On October 16, 2012, the Financial Services Agency of Japan (the "FSA") announced administrative sanctions against an investment manager (a two month business suspension order and a business improvement order) and a trust bank (a three months business suspension order and a business improvement order). On the same day, the Kanto Local Finance Bureau also announced similar administrative sanctions against another investment manager (a one month business suspension order and a business improvement order).1
These companies were all sanctioned in connection with asset management services provided to one particular pension fund client. According to news reports, this pension fund had delegated investment authority with respect to JPY 6.8 billion to the three sanctioned companies, directing them to invest in certain limited partnerships (toushi jigyou yugen sekinin kumiai) which would in turn, invest into unlisted shares. Upon such direction from the pension fund and without conducting any substantive review, these companies, each acting as an asset manager, made investments into such limited partnerships. When the investments eventually proved to be unsuccessful, the pension fund incurred losses of JPY 4.6 billion. It should also be noted that this particular pension fund suffered significant losses in the recent AIJ scandal.
While the specific facts that the FSA found and considered differ across the cases (for a summary of the relevant facts, please see the table below), the common findings by the FSA across the cases were the (i) insufficient due diligence of prospective investments prior to the decision to invest in a limited partnership which invests in unlisted shares and (ii) insufficient monitoring of the limited partnership after the initial investment had been made.
The FSA determined that these insufficiencies in each of the three cases were due to a breach by each asset manager of its "duty of care" to its client. Investment managers are subject to the duty of care under the Financial Instruments and Exchanges Law (Law No. 25 of 1948, as amended), while trust banks are subject to the duty of care under the Act on Engagement in Trust Business by A Financial Institution (Law No. 43 of 1943, as amended). The FSA found that conducting due diligence before an investment is made and continuing to monitor such investments afterwards are both requirements under these duties of care.
Throughout these cases, the FSA emphasized the importance of asset managers and trust banks meeting their respective duties of care. The FSA also expressed its expectation that in managing the assets of clients, assets managers and trust banks are required to continually investigate and assess the appropriateness of target investments, the qualification of the operator of any contemplated investment scheme and all other relevant factors in order to meet their duties of care, regardless of whether their client directs any particular investments.
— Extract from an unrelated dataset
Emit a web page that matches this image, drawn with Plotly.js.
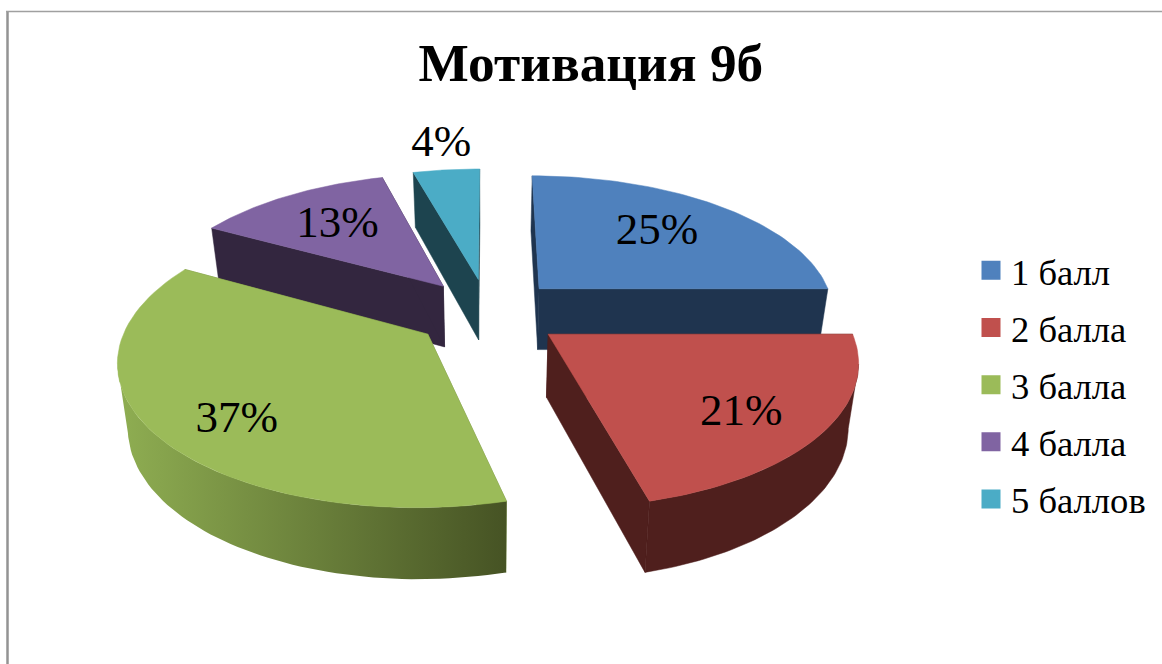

Click here to view the tables.
These cases are the first to explore the scope of the "duty of care" by investment managers and trust banks in the aftermath of the AIJ Scandal. As such, not only do these cases bear on the facts in that scandal, these cases also merit close study by all firms engaged in asset management (and other service providers) in respect of Japanese pension fund monies and investors generally. While the "duty of care" has for a long time been explicitly provided in the law, some observers in the Tokyo financial community view these decisions as having "raised the bar" considerably with respect to the scope of the duty of care applicable to asset managers and trust banks.